Lockless Programming and Cache Lines

Originally posted, Sep 06, 2010

Having talked about the advantages of lock less programming, now there are some things that need to be taken into account when doing the data design for these systems. Primarily, one of the major factors to consider is that any interlocked/atomic commit to a variable by necessity must invalidate the cache line on which the variable is stored. Depending on the usage case for the lock, this may require isolating the variable in question from other data by either padding the structure or by keeping the lock independent of the data itself. For example:

struct { SpinLock m_Spin_Lock; int m_iData; } Bad_Layout[101];

When we go to use the spin lock, which would require at minimum an atomic write operation it will invalidate the entire cache line that contains the spin lock. On some platforms (consoles) a cache line is 128 bytes, which would easily encompass the entire data member. So this guarantees a cache miss if we were to attempt to access the data member immediately after using the spin lock. Alternatively, we can then use a SoA approach to the problem and isolate the two members.
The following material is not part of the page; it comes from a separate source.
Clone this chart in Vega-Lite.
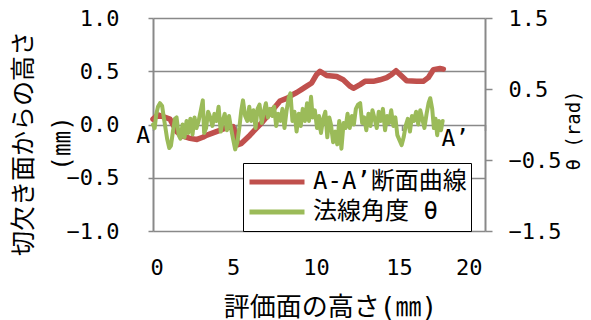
{
  "$schema": "https://vega.github.io/schema/vega-lite/v6.json",
  "width": 332,
  "height": 213,
  "autosize": {"type": "none"},
  "padding": {"left": 153, "top": 18, "right": 106, "bottom": 89},
  "background": "white",
  "datasets": {
    "profile": [
      {"x": 0.0, "h": 0.05}, {"x": 0.3, "h": 0.09}, {"x": 0.6, "h": 0.075}, {"x": 1.02, "h": 0.05},
      {"x": 1.45, "h": -0.07}, {"x": 1.8, "h": -0.11}, {"x": 2.23, "h": -0.13}, {"x": 2.65, "h": -0.14},
      {"x": 3.0, "h": -0.12}, {"x": 3.25, "h": -0.1}, {"x": 3.86, "h": -0.065}, {"x": 4.16, "h": -0.047},
      {"x": 4.46, "h": -0.03}, {"x": 4.82, "h": -0.02}, {"x": 5.0, "h": -0.12}, {"x": 5.12, "h": -0.19},
      {"x": 5.3, "h": -0.18}, {"x": 5.84, "h": -0.1}, {"x": 6.63, "h": 0.03}, {"x": 7.23, "h": 0.14},
      {"x": 7.65, "h": 0.22}, {"x": 8.13, "h": 0.25}, {"x": 8.4, "h": 0.28}, {"x": 8.66, "h": 0.3},
      {"x": 8.96, "h": 0.33}, {"x": 9.26, "h": 0.36}, {"x": 9.56, "h": 0.39}, {"x": 9.86, "h": 0.47},
      {"x": 10.06, "h": 0.5}, {"x": 10.46, "h": 0.46}, {"x": 11.07, "h": 0.45}, {"x": 11.46, "h": 0.42},
      {"x": 11.87, "h": 0.36}, {"x": 12.07, "h": 0.34}, {"x": 12.47, "h": 0.375}, {"x": 12.77, "h": 0.405},
      {"x": 13.27, "h": 0.405}, {"x": 13.67, "h": 0.42}, {"x": 14.08, "h": 0.44}, {"x": 14.38, "h": 0.47},
      {"x": 14.64, "h": 0.505}, {"x": 14.88, "h": 0.47}, {"x": 15.28, "h": 0.41}, {"x": 15.89, "h": 0.405},
      {"x": 16.28, "h": 0.405}, {"x": 16.58, "h": 0.44}, {"x": 16.89, "h": 0.515}, {"x": 17.29, "h": 0.525},
      {"x": 17.49, "h": 0.52}
    ],
    "angle": [
      {"x": 0.0, "t": 0.0}, {"x": 0.1, "t": -0.05}, {"x": 0.2, "t": 0.15}, {"x": 0.3, "t": 0.25},
      {"x": 0.42, "t": 0.3}, {"x": 0.55, "t": 0.26}, {"x": 0.65, "t": 0.1}, {"x": 0.75, "t": -0.05},
      {"x": 0.85, "t": -0.2}, {"x": 0.98, "t": -0.33}, {"x": 1.08, "t": -0.3}, {"x": 1.2, "t": -0.1},
      {"x": 1.32, "t": 0.08}, {"x": 1.42, "t": 0.1}, {"x": 1.55, "t": -0.15}, {"x": 1.65, "t": -0.2},
      {"x": 1.78, "t": 0.0}, {"x": 1.9, "t": -0.18}, {"x": 2.02, "t": 0.05}, {"x": 2.12, "t": -0.12},
      {"x": 2.25, "t": 0.08}, {"x": 2.38, "t": -0.14}, {"x": 2.5, "t": 0.1}, {"x": 2.62, "t": -0.05},
      {"x": 2.75, "t": 0.05}, {"x": 2.88, "t": 0.2}, {"x": 3.0, "t": 0.34}, {"x": 3.08, "t": -0.12},
      {"x": 3.2, "t": -0.05}, {"x": 3.32, "t": 0.18}, {"x": 3.45, "t": 0.1}, {"x": 3.58, "t": -0.02},
      {"x": 3.7, "t": 0.15}, {"x": 3.82, "t": 0.05}, {"x": 3.95, "t": 0.25}, {"x": 4.08, "t": -0.1},
      {"x": 4.2, "t": 0.05}, {"x": 4.32, "t": 0.15}, {"x": 4.45, "t": -0.08}, {"x": 4.58, "t": 0.12},
      {"x": 4.7, "t": -0.05}, {"x": 4.82, "t": -0.2}, {"x": 4.95, "t": -0.35}, {"x": 5.08, "t": -0.25},
      {"x": 5.2, "t": -0.05}, {"x": 5.32, "t": 0.2}, {"x": 5.42, "t": 0.34}, {"x": 5.55, "t": 0.12},
      {"x": 5.68, "t": 0.05}, {"x": 5.8, "t": 0.25}, {"x": 5.92, "t": 0.05}, {"x": 6.05, "t": 0.2},
      {"x": 6.18, "t": -0.05}, {"x": 6.3, "t": 0.22}, {"x": 6.42, "t": 0.28}, {"x": 6.55, "t": 0.02},
      {"x": 6.68, "t": 0.18}, {"x": 6.8, "t": 0.3}, {"x": 6.92, "t": 0.1}, {"x": 7.05, "t": 0.22},
      {"x": 7.18, "t": 0.12}, {"x": 7.3, "t": 0.25}, {"x": 7.42, "t": -0.02}, {"x": 7.55, "t": 0.15},
      {"x": 7.68, "t": 0.05}, {"x": 7.8, "t": 0.22}, {"x": 7.92, "t": -0.05}, {"x": 8.05, "t": 0.2},
      {"x": 8.18, "t": 0.38}, {"x": 8.28, "t": 0.44}, {"x": 8.4, "t": 0.05}, {"x": 8.52, "t": 0.18},
      {"x": 8.65, "t": -0.1}, {"x": 8.78, "t": 0.15}, {"x": 8.9, "t": -0.02}, {"x": 9.02, "t": 0.22},
      {"x": 9.15, "t": 0.05}, {"x": 9.28, "t": 0.3}, {"x": 9.4, "t": 0.05}, {"x": 9.52, "t": 0.39},
      {"x": 9.62, "t": 0.1}, {"x": 9.75, "t": 0.2}, {"x": 9.88, "t": -0.05}, {"x": 10.0, "t": 0.12},
      {"x": 10.12, "t": -0.12}, {"x": 10.25, "t": 0.08}, {"x": 10.38, "t": 0.18}, {"x": 10.5, "t": -0.18},
      {"x": 10.62, "t": 0.1}, {"x": 10.72, "t": 0.0}, {"x": 10.85, "t": -0.25}, {"x": 10.98, "t": -0.1},
      {"x": 11.1, "t": -0.28}, {"x": 11.22, "t": 0.05}, {"x": 11.35, "t": -0.34}, {"x": 11.48, "t": 0.02},
      {"x": 11.6, "t": -0.05}, {"x": 11.72, "t": 0.15}, {"x": 11.85, "t": -0.05}, {"x": 11.98, "t": 0.12},
      {"x": 12.1, "t": 0.0}, {"x": 12.22, "t": 0.22}, {"x": 12.35, "t": 0.28}, {"x": 12.48, "t": 0.3},
      {"x": 12.6, "t": 0.02}, {"x": 12.72, "t": 0.1}, {"x": 12.85, "t": -0.08}, {"x": 12.98, "t": 0.15},
      {"x": 13.1, "t": -0.02}, {"x": 13.22, "t": 0.2}, {"x": 13.35, "t": 0.08}, {"x": 13.48, "t": -0.05},
      {"x": 13.6, "t": 0.18}, {"x": 13.72, "t": 0.05}, {"x": 13.85, "t": 0.22}, {"x": 13.98, "t": -0.08},
      {"x": 14.1, "t": 0.12}, {"x": 14.22, "t": 0.02}, {"x": 14.35, "t": 0.2}, {"x": 14.48, "t": -0.02},
      {"x": 14.6, "t": 0.1}, {"x": 14.72, "t": -0.15}, {"x": 14.85, "t": -0.22}, {"x": 14.98, "t": -0.29},
      {"x": 15.1, "t": -0.18}, {"x": 15.22, "t": -0.02}, {"x": 15.35, "t": 0.08}, {"x": 15.48, "t": -0.1},
      {"x": 15.6, "t": 0.12}, {"x": 15.72, "t": 0.05}, {"x": 15.85, "t": 0.18}, {"x": 15.98, "t": 0.0},
      {"x": 16.1, "t": 0.2}, {"x": 16.22, "t": 0.08}, {"x": 16.35, "t": -0.05}, {"x": 16.48, "t": 0.15},
      {"x": 16.6, "t": 0.3}, {"x": 16.7, "t": 0.37}, {"x": 16.82, "t": 0.22}, {"x": 16.92, "t": -0.05},
      {"x": 17.02, "t": 0.08}, {"x": 17.12, "t": -0.15}, {"x": 17.22, "t": 0.05}, {"x": 17.35, "t": -0.08},
      {"x": 17.45, "t": 0.05}
    ],
    "ends": [
      {"x": 0, "h": 0, "label": "A", "side": "start"},
      {"x": 17.5, "h": 0, "label": "A’", "side": "end"}
    ]
  },
  "layer": [
    {
      "layer": [
        {
          "data": {"name": "profile"},
          "mark": {"type": "line", "strokeWidth": 5.5, "strokeJoin": "round", "strokeCap": "round"},
          "encoding": {
            "x": {
              "field": "x", "type": "quantitative",
              "scale": {"domain": [0, 20], "nice": false, "zero": false},
              "axis": {
                "orient": "bottom", "values": [0, 5, 10, 15, 20], "format": "d",
                "grid": false, "ticks": false, "domain": false,
                "labelPadding": 26, "labelOffset": -3,
                "title": "評価面の高さ(㎜)", "titleX": 177, "titleY": 76,
                "titleBaseline": "middle", "titleFontSize": 26
              }
            },
            "y": {
              "field": "h", "type": "quantitative",
              "scale": {"domain": [-1, 1], "nice": false, "zero": false},
              "axis": {
                "orient": "left", "values": [-1, -0.5, 0, 0.5, 1], "format": ".1f",
                "grid": true, "tickSize": 5, "labelPadding": 29,
                "title": ["切欠き面からの高さ", "(㎜)"],
                "titleAngle": 270, "titleX": -130, "titleY": 125,
                "titleBaseline": "middle", "titleAlign": "center",
                "titleFontSize": 25, "titleLineHeight": 38.5
              }
            },
            "color": {
              "datum": "A-A’断面曲線",
              "type": "nominal",
              "scale": {"domain": ["A-A’断面曲線", "法線角度 θ"], "range": ["#C0504D", "#9BBB59"]},
              "legend": {
                "title": null, "orient": "none", "legendX": 90, "legendY": 145,
                "symbolType": "stroke", "symbolSize": 3025, "symbolStrokeWidth": 5,
                "clipHeight": 30, "rowPadding": 0,
                "labelFontSize": 24, "labelOffset": 6, "labelLimit": 400,
                "padding": 4,
                "fillColor": "white", "strokeColor": "black"
              }
            }
          }
        },
        {
          "data": {"name": "ends"},
          "transform": [{"filter": "datum.side === 'start'"}],
          "mark": {"type": "text", "align": "right", "baseline": "top", "dx": -3, "dy": 0, "fontSize": 23},
          "encoding": {
            "x": {"field": "x", "type": "quantitative"},
            "y": {"field": "h", "type": "quantitative"},
            "text": {"field": "label"}
          }
        },
        {
          "data": {"name": "ends"},
          "transform": [{"filter": "datum.side === 'end'"}],
          "mark": {"type": "text", "align": "left", "baseline": "top", "dx": -2, "dy": 3, "fontSize": 23},
          "encoding": {
            "x": {"field": "x", "type": "quantitative"},
            "y": {"field": "h", "type": "quantitative"},
            "text": {"field": "label"}
          }
        }
      ]
    },
    {
      "data": {"name": "angle"},
      "mark": {"type": "line", "strokeWidth": 4, "strokeJoin": "round", "strokeCap": "round"},
      "encoding": {
        "x": {
          "field": "x", "type": "quantitative",
          "axis": {
            "orient": "bottom", "offset": -106.5, "values": [0, 5, 10, 15, 20],
            "labels": false, "ticks": true, "tickSize": 6, "domain": false,
            "grid": false, "title": null
          }
        },
        "y": {
          "field": "t", "type": "quantitative",
          "scale": {"domain": [-1.5, 1.5], "nice": false, "zero": false},
          "axis": {
            "orient": "right", "values": [-1.5, -0.5, 0.5, 1.5], "format": ".1f",
            "grid": false, "tickSize": 7, "labelPadding": 16,
            "title": "θ (rad)", "titleAngle": 270, "titleX": 88, "titleY": 112,
            "titleBaseline": "middle", "titleAlign": "center",
            "titleFont": "DejaVu Sans Mono", "titleFontSize": 19
          }
        },
        "color": {"datum": "法線角度 θ", "type": "nominal"}
      }
    }
  ],
  "resolve": {"scale": {"y": "independent"}, "axis": {"x": "independent"}},
  "config": {
    "view": {"stroke": null},
    "font": "DejaVu Sans Mono, Noto Sans CJK JP",
    "text": {"font": "DejaVu Sans Mono, Noto Sans CJK JP", "color": "black"},
    "axis": {
      "labelFont": "DejaVu Sans Mono, Noto Sans CJK JP",
      "labelFontSize": 22,
      "labelColor": "black",
      "titleFont": "DejaVu Sans Mono, Noto Sans CJK JP",
      "titleFontWeight": "normal",
      "titleColor": "black",
      "domainColor": "#898989",
      "domainWidth": 2,
      "tickColor": "#898989",
      "tickWidth": 1.5,
      "gridColor": "#898989",
      "gridWidth": 1.5,
      "gridOpacity": 1
    },
    "legend": {
      "labelFont": "DejaVu Sans Mono, Noto Sans CJK JP",
      "labelColor": "black"
    }
  }
}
SpinLock g_aSpin_Lock[101];

int g_aidData [101];

This seems to be better since using the lock will no longer cause the data to be cache flushed. However, we now have a different issue - primarily the global memory layout may still cause data (or other variables) to be on the same cache line as the terminus of the spin lock arrays. More importantly, assuming that the spin lock is a standard 64 bits (8 bytes), then we will have 16 spin locks per cache line - thus, creating a possible source of contention for multiple threads attempting to lock/free items from this pool of locks. Also, keep in mind that the standard synchronization primitives automatically execute memory barriers on most platforms. It is good policy to do something similar after modifying data elements that are access controlled through atomic operations or it might create an issue where the following thread that acquires the access-control could view stale data.

Take away:

There is no silver bullet into concurrent programming - knowing your usage pattern and design for it and not an unknown general case is key to having a performant system.
Always take care with your data design - and keep in mind how that data is marshalled between memory, cache and registers.